**Task to complete**: Reproduce exactly the lines of the material beneath, from the line that contains "Clone this chart in matplotlib." to the line that contains "plt.rcParams['font.family'] = ['Lato', 'DejaVu", both included, and no other lines.

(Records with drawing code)
:::::

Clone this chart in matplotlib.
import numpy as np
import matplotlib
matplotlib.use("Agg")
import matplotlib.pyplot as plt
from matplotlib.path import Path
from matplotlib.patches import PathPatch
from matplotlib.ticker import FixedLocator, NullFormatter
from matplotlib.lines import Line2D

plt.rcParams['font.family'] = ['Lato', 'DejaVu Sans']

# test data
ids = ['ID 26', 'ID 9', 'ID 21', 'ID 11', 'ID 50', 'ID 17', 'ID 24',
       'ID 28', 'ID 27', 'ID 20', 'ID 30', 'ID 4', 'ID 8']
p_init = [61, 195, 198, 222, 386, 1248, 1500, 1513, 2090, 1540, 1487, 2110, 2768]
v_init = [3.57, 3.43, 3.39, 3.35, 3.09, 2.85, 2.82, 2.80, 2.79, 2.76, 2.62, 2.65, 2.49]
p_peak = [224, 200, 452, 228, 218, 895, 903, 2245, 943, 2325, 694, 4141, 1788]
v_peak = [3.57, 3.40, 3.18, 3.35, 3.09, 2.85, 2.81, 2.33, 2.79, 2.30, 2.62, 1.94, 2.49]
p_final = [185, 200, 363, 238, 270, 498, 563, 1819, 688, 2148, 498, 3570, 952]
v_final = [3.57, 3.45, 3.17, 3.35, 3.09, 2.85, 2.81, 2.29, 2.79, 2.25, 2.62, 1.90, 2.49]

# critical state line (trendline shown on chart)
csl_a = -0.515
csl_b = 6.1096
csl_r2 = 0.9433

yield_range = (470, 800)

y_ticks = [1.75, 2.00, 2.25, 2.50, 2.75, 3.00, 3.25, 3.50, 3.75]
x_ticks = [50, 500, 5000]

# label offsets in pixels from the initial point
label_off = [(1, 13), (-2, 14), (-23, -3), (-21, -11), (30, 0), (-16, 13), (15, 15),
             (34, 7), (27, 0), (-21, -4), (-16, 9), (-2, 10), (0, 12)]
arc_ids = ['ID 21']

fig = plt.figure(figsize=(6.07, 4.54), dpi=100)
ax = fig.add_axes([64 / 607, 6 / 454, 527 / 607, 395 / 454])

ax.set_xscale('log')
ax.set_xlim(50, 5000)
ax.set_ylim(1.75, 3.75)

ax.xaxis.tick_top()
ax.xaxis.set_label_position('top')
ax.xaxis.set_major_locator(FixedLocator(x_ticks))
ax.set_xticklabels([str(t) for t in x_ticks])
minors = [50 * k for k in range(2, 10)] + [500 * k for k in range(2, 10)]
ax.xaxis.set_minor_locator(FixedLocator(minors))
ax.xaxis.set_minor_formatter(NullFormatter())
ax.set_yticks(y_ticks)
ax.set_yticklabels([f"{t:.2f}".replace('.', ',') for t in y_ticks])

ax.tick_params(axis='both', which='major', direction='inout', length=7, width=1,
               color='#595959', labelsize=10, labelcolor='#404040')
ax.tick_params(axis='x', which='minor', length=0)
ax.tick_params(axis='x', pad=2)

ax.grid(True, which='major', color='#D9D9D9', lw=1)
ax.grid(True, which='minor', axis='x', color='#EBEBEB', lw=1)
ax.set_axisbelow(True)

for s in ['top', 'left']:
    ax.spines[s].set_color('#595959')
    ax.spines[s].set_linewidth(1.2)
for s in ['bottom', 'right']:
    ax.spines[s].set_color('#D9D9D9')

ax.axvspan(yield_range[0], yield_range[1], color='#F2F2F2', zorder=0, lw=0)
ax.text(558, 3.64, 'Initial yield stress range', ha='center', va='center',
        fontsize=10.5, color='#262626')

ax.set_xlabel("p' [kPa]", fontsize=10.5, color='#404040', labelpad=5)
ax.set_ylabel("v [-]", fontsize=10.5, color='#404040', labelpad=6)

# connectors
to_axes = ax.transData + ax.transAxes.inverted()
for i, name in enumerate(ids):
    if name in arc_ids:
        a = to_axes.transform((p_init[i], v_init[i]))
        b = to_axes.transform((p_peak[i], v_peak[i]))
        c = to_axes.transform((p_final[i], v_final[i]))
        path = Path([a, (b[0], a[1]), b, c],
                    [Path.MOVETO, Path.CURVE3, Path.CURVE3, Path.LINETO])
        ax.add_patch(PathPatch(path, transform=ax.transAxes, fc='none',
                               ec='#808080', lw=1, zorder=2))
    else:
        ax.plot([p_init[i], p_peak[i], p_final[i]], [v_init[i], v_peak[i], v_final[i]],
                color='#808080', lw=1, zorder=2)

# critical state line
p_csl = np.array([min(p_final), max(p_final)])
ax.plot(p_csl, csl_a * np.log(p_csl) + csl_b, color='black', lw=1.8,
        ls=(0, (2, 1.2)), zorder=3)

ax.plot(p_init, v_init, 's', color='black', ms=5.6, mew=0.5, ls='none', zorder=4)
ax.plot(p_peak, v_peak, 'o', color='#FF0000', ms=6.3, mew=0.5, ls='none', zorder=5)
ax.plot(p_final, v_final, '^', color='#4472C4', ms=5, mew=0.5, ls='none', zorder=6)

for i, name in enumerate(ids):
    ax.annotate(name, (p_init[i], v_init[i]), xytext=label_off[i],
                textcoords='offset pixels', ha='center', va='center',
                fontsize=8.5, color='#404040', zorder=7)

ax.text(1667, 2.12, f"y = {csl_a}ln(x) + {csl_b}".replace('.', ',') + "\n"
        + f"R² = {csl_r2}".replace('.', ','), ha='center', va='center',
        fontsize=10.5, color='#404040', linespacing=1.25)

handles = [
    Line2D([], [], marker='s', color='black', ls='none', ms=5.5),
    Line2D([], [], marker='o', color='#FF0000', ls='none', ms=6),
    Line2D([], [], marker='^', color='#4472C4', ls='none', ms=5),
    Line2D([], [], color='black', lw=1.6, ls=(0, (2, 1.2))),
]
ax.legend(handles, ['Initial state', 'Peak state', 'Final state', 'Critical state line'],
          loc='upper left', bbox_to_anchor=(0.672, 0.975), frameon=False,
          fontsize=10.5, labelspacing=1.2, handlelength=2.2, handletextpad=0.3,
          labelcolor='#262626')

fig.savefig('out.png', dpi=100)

:::::

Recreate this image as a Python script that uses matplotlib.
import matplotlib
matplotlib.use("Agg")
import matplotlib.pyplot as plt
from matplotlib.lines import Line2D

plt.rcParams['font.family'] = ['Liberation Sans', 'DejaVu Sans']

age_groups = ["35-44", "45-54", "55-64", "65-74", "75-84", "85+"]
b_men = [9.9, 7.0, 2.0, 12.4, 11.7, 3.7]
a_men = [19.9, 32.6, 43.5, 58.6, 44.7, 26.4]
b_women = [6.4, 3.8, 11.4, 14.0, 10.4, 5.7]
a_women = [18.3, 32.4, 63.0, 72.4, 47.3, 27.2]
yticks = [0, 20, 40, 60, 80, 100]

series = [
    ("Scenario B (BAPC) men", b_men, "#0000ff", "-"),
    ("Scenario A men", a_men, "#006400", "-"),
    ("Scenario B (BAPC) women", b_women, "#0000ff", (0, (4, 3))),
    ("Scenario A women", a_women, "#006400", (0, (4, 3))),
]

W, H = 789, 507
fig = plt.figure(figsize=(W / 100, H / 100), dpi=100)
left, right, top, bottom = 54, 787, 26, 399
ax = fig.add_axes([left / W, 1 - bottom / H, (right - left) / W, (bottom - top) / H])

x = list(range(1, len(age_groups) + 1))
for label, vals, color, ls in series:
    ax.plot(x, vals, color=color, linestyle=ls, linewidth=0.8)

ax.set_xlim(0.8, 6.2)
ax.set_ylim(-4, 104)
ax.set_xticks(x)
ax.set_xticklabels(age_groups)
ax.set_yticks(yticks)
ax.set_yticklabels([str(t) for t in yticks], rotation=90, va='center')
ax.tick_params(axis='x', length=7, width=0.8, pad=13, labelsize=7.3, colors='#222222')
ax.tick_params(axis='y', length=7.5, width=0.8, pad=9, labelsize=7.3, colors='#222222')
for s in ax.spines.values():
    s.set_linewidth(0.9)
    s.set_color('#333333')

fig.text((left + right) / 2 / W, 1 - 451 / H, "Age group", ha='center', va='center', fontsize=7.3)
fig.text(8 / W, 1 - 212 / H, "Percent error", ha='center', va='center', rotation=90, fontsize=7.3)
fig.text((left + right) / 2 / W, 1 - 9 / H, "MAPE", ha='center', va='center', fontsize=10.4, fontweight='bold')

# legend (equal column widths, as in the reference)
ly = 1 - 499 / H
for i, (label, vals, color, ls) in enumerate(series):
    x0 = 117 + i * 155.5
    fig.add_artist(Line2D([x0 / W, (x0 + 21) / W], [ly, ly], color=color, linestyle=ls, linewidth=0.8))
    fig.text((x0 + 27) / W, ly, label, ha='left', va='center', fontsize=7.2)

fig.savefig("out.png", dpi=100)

:::::

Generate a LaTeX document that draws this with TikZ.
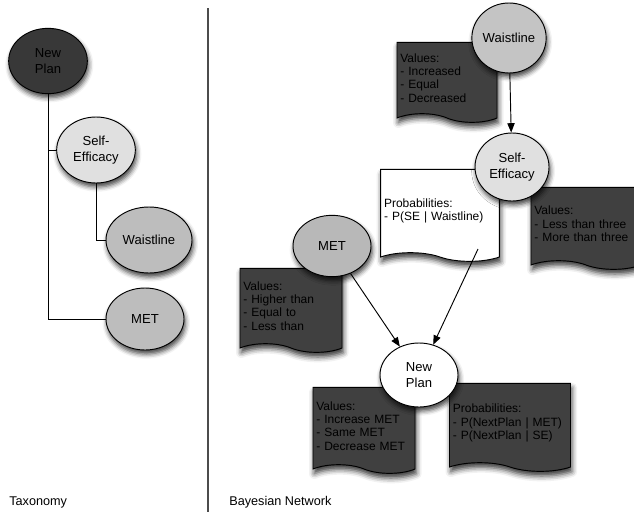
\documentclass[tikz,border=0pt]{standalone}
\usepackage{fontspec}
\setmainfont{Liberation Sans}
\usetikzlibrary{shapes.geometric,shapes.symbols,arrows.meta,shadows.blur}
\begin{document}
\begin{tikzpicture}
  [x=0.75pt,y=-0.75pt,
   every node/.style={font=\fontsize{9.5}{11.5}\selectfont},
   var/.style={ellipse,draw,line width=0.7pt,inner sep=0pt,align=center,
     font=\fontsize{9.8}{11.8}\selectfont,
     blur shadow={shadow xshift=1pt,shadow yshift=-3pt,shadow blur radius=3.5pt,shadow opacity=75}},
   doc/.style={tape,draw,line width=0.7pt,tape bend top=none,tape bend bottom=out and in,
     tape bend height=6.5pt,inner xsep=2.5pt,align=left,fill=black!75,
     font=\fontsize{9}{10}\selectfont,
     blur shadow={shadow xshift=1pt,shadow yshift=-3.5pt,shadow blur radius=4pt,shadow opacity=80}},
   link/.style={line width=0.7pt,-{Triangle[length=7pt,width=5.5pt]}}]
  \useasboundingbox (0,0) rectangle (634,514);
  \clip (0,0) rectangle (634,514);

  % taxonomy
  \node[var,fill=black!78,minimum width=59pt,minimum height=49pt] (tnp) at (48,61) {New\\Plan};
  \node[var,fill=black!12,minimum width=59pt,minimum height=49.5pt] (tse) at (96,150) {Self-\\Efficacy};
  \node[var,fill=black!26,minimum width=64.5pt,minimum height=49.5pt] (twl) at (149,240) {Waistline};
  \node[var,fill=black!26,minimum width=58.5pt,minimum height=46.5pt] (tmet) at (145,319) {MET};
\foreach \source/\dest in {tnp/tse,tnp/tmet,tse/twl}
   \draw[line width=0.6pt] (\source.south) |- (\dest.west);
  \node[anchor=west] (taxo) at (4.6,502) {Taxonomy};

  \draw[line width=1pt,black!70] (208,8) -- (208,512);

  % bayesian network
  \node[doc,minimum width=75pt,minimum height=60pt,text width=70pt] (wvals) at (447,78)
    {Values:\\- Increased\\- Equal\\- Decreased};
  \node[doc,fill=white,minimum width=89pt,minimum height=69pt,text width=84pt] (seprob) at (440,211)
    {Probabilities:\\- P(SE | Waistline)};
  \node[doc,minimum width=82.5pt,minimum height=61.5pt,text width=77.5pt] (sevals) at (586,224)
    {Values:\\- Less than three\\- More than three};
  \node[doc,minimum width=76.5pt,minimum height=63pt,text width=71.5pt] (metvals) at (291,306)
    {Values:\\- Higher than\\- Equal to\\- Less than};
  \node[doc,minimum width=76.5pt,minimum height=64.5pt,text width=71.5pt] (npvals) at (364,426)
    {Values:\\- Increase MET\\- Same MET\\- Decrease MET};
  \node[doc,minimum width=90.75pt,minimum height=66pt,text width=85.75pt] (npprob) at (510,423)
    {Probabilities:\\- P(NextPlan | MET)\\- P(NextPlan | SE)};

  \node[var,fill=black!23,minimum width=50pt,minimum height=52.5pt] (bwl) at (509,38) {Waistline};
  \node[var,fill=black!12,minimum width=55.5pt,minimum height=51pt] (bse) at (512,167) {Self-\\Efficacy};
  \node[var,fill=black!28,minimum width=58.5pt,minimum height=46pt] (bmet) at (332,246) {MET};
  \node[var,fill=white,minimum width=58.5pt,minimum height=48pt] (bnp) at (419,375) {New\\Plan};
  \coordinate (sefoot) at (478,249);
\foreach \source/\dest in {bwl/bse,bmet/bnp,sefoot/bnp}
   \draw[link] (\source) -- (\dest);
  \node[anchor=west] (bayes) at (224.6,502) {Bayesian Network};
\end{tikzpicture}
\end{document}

:::::

**Reply to the task**:
Clone this chart in matplotlib.
import numpy as np
import matplotlib
matplotlib.use("Agg")
import matplotlib.pyplot as plt
from matplotlib.path import Path
from matplotlib.patches import PathPatch
from matplotlib.ticker import FixedLocator, NullFormatter
from matplotlib.lines import Line2D

plt.rcParams['font.family'] = ['Lato', 'DejaVu Sans']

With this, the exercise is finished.